I was interviewed for 5 seconds on ABC News last night about the peanut butter recalls (look for Saturday, January 25, “Salmonella outbreak worsens”).  So far, nearly 500 people have become ill and there may be as many as 11 deaths.  ABC reporters were right on top of what’s happening, mainly because they participated in the FDA’s teleconference on January 21.  The transcripts of these sessions make interesting reading.  Here’s the take-home:

1.  How did Salmonella get into the peanut butter? They don’t know yet, and it’s a puzzle.  Investigators found traces of Salmonella in the plant, but  not the particular strain found in the peanut butter.

2.  Shouldn’t peanut butter be free of bacteria? Yes, in theory, because the peanuts are roasted (this should be a kill step) and bacteria do not grow well in foods that don’t have much water.  This plant roasted its own peanuts, but it also used peanuts that arrived already roasted.  These could have arrived contaminated or the contamination could have occurred at the plant.

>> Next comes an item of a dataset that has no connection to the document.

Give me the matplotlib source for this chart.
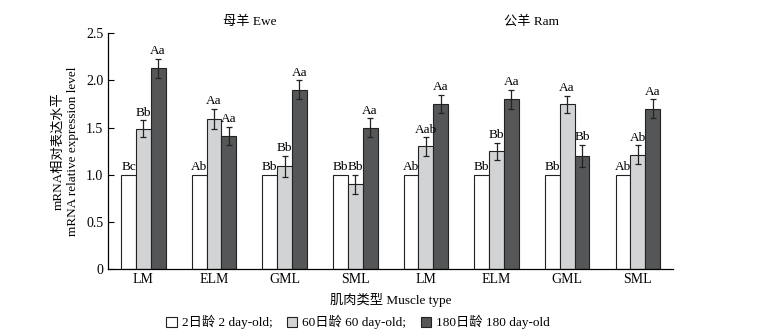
import numpy as np
import matplotlib.pyplot as plt
from matplotlib.patches import Patch

plt.rcParams['font.family'] = ['Liberation Serif', 'Noto Sans CJK SC']

muscles = ['LM', 'ELM', 'GML', 'SML', 'LM', 'ELM', 'GML', 'SML']
series_names = ['2日龄 2 day-old;', '60日龄 60 day-old;', '180日龄 180 day-old']

d2 = [1.0, 1.0, 1.0, 1.0, 1.0, 1.0, 1.0, 1.0]
d60 = [1.49, 1.59, 1.09, 0.90, 1.30, 1.25, 1.75, 1.21]
d180 = [2.13, 1.41, 1.90, 1.50, 1.75, 1.80, 1.20, 1.70]
err60 = [0.09, 0.11, 0.11, 0.10, 0.10, 0.09, 0.09, 0.10]
err180 = [0.10, 0.10, 0.10, 0.10, 0.10, 0.10, 0.12, 0.10]

lab2 = ['Bc', 'Ab', 'Bb', 'Bb', 'Ab', 'Bb', 'Bb', 'Ab']
lab60 = ['Bb', 'Aa', 'Bb', 'Bb', 'Aab', 'Bb', 'Aa', 'Ab']
lab180 = ['Aa', 'Aa', 'Aa', 'Aa', 'Aa', 'Aa', 'Bb', 'Aa']

colors = ['white', '#d2d3d5', '#555657']

fig = plt.figure(figsize=(7.8, 3.34), dpi=100)
ax = fig.add_axes([0.1385, 0.195, 0.7245, 0.705])

x = np.arange(len(muscles))
w = 0.21
vals = [d2, d60, d180]
errs = [None, err60, err180]
labs = [lab2, lab60, lab180]
for k in range(3):
    xs = x + (k - 1) * w
    ax.bar(xs, vals[k], w, color=colors[k], edgecolor='#222222', linewidth=0.8, zorder=2)
    if errs[k] is not None:
        ax.errorbar(xs, vals[k], yerr=errs[k], fmt='none', ecolor='#222222',
                    elinewidth=0.9, capsize=2.5, capthick=0.9, zorder=3)
    for i in range(len(muscles)):
        top = vals[k][i] + (errs[k][i] if errs[k] is not None else 0)
        ax.text(xs[i], top + 0.015, labs[k][i], ha='center', va='bottom', fontsize=9.5)

ax.text(1.5, 2.56, '母羊 Ewe', ha='center', va='bottom', fontsize=9.5)
ax.text(5.5, 2.56, '公羊 Ram', ha='center', va='bottom', fontsize=9.5)

ax.set_xlim(-0.5, 7.5)
ax.set_ylim(0, 2.5)
ax.set_xticks(x)
ax.set_xticklabels(muscles, fontsize=10)
ax.tick_params(axis='x', length=0, pad=3)
ax.set_yticks([0, 0.5, 1.0, 1.5, 2.0, 2.5])
ax.set_yticklabels(['0', '0.5', '1.0', '1.5', '2.0', '2.5'], fontsize=10)
ax.tick_params(axis='y', direction='in', length=4, width=0.8)
for s in ['top', 'right']:
    ax.spines[s].set_visible(False)
for s in ['left', 'bottom']:
    ax.spines[s].set_linewidth(0.9)

ax.set_ylabel('mRNA相对表达水平\nmRNA relative expression level', fontsize=9.5,
              labelpad=5, linespacing=1.3)
ax.set_xlabel('肌肉类型 Muscle type', fontsize=9.5, labelpad=5)

handles = [Patch(facecolor=c, edgecolor='#222222', linewidth=0.8) for c in colors]
fig.legend(handles, series_names, loc='center', bbox_to_anchor=(0.459, 0.035), ncol=3,
           frameon=False, fontsize=9.5, handlelength=0.8, handleheight=0.8,
           handletextpad=0.35, columnspacing=1.1)

fig.savefig('out.png', dpi=100)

3.  Why are so many products affected? The plant shipped two different kinds of peanut butter: the bulk kind that goes to institutions and a peanut butter ingredient that goes to factories to be turned into other products.  Both contained the particular toxic strain of Salmonella.

4.  Which products  have been found with this toxic strain? The bulk kind and Austin Sandwich Crackers made by Kellogg.  But give Kellogg credit for admirable behavior.  The company recalled its products the minute it heard about the potential problem.  By the time the FDA’s tests came back positive, Kellogg had already recalled the products.  The Kellogg website provides full disclosure.

Dec 26 2008

Do whole grains do any good?

At the request (and expense) of Kellogg’s, the Life Science Research Organization convened an expert panel to evaluate studies linking consumption of whole grains – as defined by FDA – to reduced risk of cardiovascular disease and diabetes.  Using the FDA’s definition, the panel judged the studies insufficient to support a claim that whole grains reduce the risk of cardiovascular disease or diabetes.  The FDA defines whole grains as whole: grains that are ground, cracked, or flaked but include all the parts in their original proportions.  When the panel expanded the definition of whole grains to include supplements of bran, germ, or fiber, the results came out better.   Supplements work better than the real thing!  Kellogg’s must be pleased with the results of its investment.